TASK INSTRUCTIONS:
Reproduce nothing but the lines from the start of the material through the line that includes "const iterations = d3.range(1, 68);", both ends included, and omit every picture.

>>>

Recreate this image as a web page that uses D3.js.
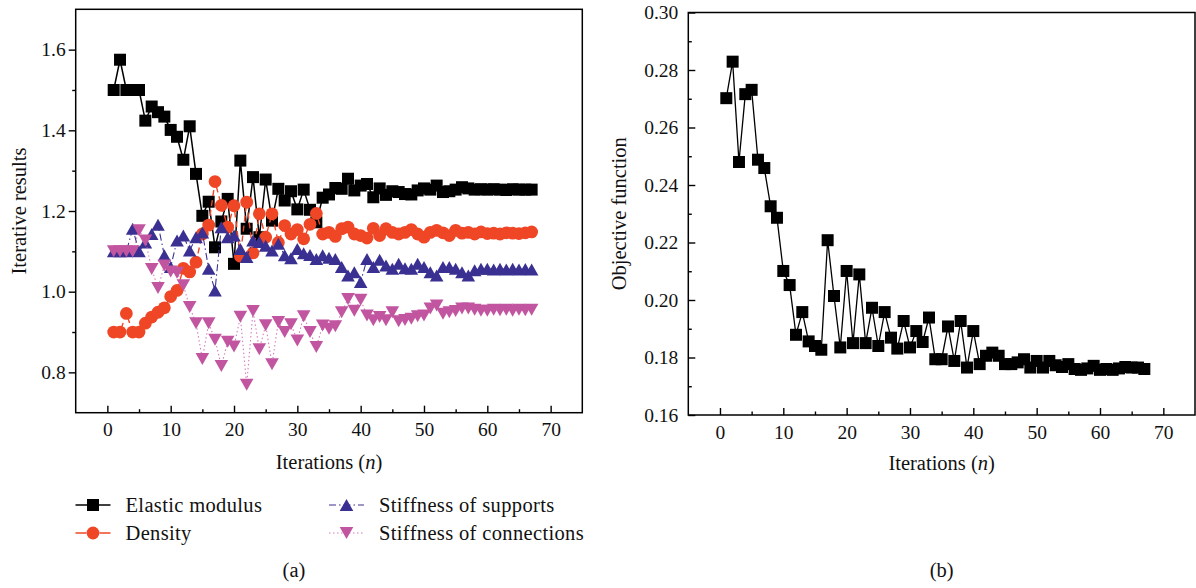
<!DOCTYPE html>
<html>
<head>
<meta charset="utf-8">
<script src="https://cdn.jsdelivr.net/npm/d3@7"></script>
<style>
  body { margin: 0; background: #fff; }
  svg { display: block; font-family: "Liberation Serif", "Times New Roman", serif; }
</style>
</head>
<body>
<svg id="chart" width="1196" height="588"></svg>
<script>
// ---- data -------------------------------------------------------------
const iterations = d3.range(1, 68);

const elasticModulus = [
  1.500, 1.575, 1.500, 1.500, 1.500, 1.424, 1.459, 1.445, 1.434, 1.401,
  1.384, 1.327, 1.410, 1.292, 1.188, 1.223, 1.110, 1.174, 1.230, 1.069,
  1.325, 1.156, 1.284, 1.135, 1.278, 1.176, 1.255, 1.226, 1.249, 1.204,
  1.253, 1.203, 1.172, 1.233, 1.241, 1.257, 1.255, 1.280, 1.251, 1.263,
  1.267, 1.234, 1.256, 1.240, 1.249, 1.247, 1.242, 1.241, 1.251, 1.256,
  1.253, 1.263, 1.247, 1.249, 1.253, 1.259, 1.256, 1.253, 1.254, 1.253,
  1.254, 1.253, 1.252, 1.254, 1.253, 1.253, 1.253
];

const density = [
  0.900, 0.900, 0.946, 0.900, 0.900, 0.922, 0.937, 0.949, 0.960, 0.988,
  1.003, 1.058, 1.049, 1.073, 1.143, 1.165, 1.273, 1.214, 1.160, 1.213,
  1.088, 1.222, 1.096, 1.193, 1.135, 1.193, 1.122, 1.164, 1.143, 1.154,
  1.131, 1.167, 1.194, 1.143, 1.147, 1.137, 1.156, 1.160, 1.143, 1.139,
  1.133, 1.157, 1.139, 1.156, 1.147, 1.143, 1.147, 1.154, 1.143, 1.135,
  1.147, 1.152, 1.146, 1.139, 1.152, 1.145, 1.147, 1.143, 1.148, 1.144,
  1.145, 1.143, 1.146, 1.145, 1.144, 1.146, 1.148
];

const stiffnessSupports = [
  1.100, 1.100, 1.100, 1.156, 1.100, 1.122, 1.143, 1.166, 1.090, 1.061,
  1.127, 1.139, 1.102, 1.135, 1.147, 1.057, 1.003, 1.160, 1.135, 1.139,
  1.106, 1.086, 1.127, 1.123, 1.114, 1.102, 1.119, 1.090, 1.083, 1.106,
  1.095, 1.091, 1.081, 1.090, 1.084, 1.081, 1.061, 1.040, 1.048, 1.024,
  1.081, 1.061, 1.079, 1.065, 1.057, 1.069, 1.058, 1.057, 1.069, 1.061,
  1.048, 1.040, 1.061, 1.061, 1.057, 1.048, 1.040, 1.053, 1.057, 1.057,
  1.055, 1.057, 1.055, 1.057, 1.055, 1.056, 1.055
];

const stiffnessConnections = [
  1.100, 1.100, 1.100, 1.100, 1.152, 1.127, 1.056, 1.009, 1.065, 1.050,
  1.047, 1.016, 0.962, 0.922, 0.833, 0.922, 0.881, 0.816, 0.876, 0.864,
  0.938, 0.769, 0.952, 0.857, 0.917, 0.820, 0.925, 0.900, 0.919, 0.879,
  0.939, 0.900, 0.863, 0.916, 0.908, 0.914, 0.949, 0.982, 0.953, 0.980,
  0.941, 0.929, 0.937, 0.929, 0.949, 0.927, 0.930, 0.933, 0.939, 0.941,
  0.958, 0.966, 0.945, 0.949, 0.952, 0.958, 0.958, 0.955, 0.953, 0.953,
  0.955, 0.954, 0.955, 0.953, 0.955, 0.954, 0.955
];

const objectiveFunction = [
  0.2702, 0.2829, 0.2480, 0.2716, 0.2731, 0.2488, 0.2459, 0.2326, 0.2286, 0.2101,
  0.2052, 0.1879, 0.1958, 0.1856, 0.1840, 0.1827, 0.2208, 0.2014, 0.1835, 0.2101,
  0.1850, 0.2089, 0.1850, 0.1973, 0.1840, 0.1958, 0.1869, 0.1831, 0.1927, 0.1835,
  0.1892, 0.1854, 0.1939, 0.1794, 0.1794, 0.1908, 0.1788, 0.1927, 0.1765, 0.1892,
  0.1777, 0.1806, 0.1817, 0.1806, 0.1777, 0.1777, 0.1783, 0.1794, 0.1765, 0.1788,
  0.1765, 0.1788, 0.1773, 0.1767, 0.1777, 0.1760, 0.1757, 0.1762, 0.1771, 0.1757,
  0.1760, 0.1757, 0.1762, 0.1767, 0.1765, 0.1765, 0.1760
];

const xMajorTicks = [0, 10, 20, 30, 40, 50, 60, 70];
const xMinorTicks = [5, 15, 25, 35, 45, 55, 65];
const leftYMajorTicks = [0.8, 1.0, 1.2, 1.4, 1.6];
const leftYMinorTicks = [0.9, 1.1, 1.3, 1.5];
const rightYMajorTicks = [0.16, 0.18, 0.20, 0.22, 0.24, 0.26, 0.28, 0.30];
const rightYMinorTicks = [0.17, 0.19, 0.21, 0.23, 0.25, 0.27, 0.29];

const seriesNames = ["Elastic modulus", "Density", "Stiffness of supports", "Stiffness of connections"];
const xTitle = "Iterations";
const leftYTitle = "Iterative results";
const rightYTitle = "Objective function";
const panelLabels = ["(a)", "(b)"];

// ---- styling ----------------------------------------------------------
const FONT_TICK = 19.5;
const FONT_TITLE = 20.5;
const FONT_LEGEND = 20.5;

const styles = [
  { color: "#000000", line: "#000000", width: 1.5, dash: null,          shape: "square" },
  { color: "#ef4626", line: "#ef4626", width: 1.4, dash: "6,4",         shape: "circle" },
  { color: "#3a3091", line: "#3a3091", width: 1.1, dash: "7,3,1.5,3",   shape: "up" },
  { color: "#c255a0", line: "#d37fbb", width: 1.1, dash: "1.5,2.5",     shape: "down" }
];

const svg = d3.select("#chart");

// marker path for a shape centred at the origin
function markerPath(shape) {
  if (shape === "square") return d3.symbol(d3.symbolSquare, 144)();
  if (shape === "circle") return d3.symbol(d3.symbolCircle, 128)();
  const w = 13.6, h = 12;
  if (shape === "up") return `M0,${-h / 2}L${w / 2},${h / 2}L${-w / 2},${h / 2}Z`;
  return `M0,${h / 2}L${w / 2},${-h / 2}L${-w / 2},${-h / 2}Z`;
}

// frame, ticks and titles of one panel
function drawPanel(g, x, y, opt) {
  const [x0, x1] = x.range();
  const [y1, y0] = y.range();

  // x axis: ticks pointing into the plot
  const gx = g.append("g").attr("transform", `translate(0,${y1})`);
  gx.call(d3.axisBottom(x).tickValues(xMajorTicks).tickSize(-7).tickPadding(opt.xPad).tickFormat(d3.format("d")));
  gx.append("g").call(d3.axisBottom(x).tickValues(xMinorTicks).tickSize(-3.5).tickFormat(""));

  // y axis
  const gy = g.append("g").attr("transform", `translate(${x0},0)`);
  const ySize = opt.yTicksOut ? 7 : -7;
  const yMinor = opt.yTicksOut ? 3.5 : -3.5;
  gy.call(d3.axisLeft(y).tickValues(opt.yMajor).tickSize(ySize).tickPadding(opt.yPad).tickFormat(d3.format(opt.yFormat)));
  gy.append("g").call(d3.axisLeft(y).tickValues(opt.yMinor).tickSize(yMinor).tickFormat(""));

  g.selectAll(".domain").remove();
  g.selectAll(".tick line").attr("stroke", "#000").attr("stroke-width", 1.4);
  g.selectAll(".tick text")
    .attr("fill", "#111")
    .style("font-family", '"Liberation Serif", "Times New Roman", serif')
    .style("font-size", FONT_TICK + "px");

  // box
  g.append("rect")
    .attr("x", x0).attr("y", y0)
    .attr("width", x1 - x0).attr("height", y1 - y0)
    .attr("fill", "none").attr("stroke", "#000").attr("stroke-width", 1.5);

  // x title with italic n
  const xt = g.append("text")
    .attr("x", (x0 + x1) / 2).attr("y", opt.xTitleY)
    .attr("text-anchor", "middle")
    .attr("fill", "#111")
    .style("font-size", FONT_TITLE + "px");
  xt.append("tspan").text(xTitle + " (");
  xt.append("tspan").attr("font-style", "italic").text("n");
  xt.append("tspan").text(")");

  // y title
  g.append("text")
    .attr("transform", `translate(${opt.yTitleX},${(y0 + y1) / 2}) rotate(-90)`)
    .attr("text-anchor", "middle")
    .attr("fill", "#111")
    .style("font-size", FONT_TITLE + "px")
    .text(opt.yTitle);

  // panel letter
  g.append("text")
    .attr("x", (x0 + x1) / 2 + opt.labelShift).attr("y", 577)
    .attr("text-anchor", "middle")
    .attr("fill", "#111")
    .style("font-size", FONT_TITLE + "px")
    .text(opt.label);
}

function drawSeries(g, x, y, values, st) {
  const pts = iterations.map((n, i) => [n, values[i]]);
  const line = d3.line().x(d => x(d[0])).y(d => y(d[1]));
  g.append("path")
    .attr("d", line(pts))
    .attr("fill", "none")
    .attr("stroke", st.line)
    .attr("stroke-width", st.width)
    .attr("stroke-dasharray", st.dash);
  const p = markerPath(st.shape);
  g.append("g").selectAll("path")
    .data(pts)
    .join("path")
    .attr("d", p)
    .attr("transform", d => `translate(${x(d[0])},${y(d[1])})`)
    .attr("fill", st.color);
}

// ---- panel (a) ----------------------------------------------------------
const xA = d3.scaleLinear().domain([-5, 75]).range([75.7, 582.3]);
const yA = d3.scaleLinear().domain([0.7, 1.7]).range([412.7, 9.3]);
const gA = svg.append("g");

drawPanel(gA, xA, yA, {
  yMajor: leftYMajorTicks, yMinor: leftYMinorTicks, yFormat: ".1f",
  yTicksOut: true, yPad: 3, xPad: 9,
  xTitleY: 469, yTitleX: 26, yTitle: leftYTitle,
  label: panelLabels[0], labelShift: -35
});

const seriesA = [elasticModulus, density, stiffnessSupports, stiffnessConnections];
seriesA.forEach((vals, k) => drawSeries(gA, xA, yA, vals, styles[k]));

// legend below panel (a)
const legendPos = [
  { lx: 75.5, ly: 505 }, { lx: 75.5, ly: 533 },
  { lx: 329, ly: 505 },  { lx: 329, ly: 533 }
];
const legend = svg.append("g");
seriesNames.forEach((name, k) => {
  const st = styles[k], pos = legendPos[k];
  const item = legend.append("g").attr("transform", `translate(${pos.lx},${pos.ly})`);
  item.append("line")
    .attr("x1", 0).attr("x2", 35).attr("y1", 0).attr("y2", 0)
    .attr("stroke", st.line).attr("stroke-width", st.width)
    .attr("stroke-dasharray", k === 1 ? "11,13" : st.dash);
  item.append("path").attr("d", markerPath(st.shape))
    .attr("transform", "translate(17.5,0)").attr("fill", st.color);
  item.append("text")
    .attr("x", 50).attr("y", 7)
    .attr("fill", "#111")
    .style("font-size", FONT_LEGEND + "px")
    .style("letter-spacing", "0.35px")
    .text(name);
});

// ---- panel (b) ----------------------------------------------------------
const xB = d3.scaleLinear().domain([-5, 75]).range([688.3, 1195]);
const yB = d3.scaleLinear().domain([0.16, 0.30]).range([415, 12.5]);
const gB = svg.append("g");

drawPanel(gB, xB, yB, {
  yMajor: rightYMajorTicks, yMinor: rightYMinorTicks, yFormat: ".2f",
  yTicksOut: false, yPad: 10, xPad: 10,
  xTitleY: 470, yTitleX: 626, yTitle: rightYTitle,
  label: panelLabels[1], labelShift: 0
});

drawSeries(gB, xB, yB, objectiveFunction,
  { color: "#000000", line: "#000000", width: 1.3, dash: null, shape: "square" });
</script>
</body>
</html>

<<<

WORKED ANSWER:
Recreate this image as a web page that uses D3.js.
<!DOCTYPE html>
<html>
<head>
<meta charset="utf-8">
<script src="https://cdn.jsdelivr.net/npm/d3@7"></script>
<style>
  body { margin: 0; background: #fff; }
  svg { display: block; font-family: "Liberation Serif", "Times New Roman", serif; }
</style>
</head>
<body>
<svg id="chart" width="1196" height="588"></svg>
<script>
// ---- data -------------------------------------------------------------
const iterations = d3.range(1, 68);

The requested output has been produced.